Task directions: Copy the data below exactly, omitting any picture it contains.

Collected data:
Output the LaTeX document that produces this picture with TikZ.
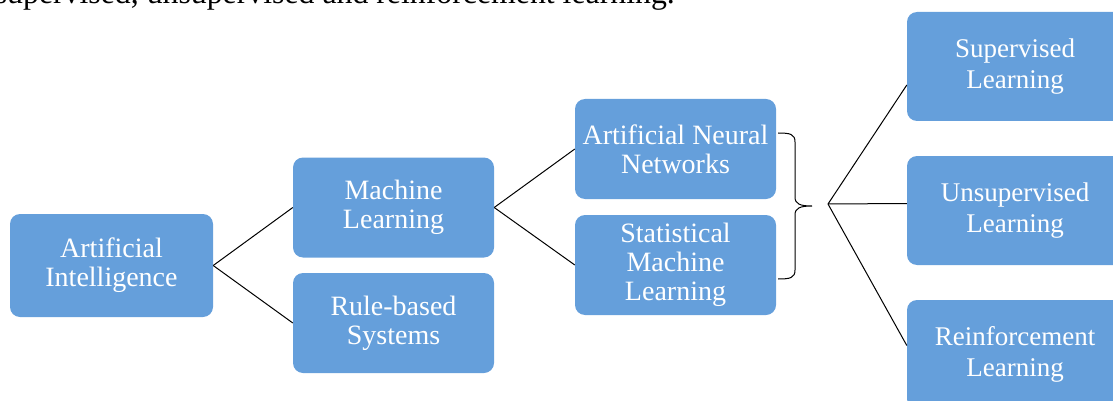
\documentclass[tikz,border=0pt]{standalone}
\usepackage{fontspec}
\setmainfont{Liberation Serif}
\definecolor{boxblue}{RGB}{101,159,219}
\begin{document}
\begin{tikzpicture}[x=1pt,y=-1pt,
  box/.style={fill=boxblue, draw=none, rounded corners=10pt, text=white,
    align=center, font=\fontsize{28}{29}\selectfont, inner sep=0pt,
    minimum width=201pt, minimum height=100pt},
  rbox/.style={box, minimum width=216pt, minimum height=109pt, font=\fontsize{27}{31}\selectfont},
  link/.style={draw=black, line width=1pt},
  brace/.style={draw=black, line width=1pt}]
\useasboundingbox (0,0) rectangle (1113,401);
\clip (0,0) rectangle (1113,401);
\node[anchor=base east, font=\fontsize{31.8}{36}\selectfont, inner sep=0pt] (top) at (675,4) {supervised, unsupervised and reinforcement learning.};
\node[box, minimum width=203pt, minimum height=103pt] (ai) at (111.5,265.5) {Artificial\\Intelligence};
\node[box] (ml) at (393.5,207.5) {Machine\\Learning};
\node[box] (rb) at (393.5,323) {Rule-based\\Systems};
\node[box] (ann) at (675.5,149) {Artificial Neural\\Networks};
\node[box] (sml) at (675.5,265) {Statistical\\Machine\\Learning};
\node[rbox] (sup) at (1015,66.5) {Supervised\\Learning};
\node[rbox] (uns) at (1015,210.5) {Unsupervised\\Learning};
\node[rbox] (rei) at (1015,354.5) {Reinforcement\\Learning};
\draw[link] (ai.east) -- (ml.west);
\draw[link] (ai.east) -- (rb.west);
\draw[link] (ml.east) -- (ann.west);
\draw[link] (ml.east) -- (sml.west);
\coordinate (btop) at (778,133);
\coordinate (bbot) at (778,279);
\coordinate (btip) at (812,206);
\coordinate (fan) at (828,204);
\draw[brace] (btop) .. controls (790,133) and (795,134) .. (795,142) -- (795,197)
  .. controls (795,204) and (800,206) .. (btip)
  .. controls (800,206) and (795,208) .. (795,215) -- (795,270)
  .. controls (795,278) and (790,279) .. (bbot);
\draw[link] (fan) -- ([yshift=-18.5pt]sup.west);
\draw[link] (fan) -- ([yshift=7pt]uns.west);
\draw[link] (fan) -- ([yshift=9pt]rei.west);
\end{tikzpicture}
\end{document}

Solution for this task:
Output the LaTeX document that produces this picture with TikZ.
\documentclass[tikz,border=0pt]{standalone}
\usepackage{fontspec}
\setmainfont{Liberation Serif}
\definecolor{boxblue}{RGB}{101,159,219}
\begin{document}
\begin{tikzpicture}[x=1pt,y=-1pt,
  box/.style={fill=boxblue, draw=none, rounded corners=10pt, text=white,
    align=center, font=\fontsize{28}{29}\selectfont, inner sep=0pt,
    minimum width=201pt, minimum height=100pt},
  rbox/.style={box, minimum width=216pt, minimum height=109pt, font=\fontsize{27}{31}\selectfont},
  link/.style={draw=black, line width=1pt},
  brace/.style={draw=black, line width=1pt}]
\useasboundingbox (0,0) rectangle (1113,401);
\clip (0,0) rectangle (1113,401);
\node[anchor=base east, font=\fontsize{31.8}{36}\selectfont, inner sep=0pt] (top) at (675,4) {supervised, unsupervised and reinforcement learning.};
\node[box, minimum width=203pt, minimum height=103pt] (ai) at (111.5,265.5) {Artificial\\Intelligence};
\node[box] (ml) at (393.5,207.5) {Machine\\Learning};
\node[box] (rb) at (393.5,323) {Rule-based\\Systems};
\node[box] (ann) at (675.5,149) {Artificial Neural\\Networks};
\node[box] (sml) at (675.5,265) {Statistical\\Machine\\Learning};
\node[rbox] (sup) at (1015,66.5) {Supervised\\Learning};
\node[rbox] (uns) at (1015,210.5) {Unsupervised\\Learning};
\node[rbox] (rei) at (1015,354.5) {Reinforcement\\Learning};
\draw[link] (ai.east) -- (ml.west);
\draw[link] (ai.east) -- (rb.west);
\draw[link] (ml.east) -- (ann.west);
\draw[link] (ml.east) -- (sml.west);
\coordinate (btop) at (778,133);
\coordinate (bbot) at (778,279);
\coordinate (btip) at (812,206);
\coordinate (fan) at (828,204);
\draw[brace] (btop) .. controls (790,133) and (795,134) .. (795,142) -- (795,197)
  .. controls (795,204) and (800,206) .. (btip)
  .. controls (800,206) and (795,208) .. (795,215) -- (795,270)
  .. controls (795,278) and (790,279) .. (bbot);
\draw[link] (fan) -- ([yshift=-18.5pt]sup.west);
\draw[link] (fan) -- ([yshift=7pt]uns.west);
\draw[link] (fan) -- ([yshift=9pt]rei.west);
\end{tikzpicture}
\end{document}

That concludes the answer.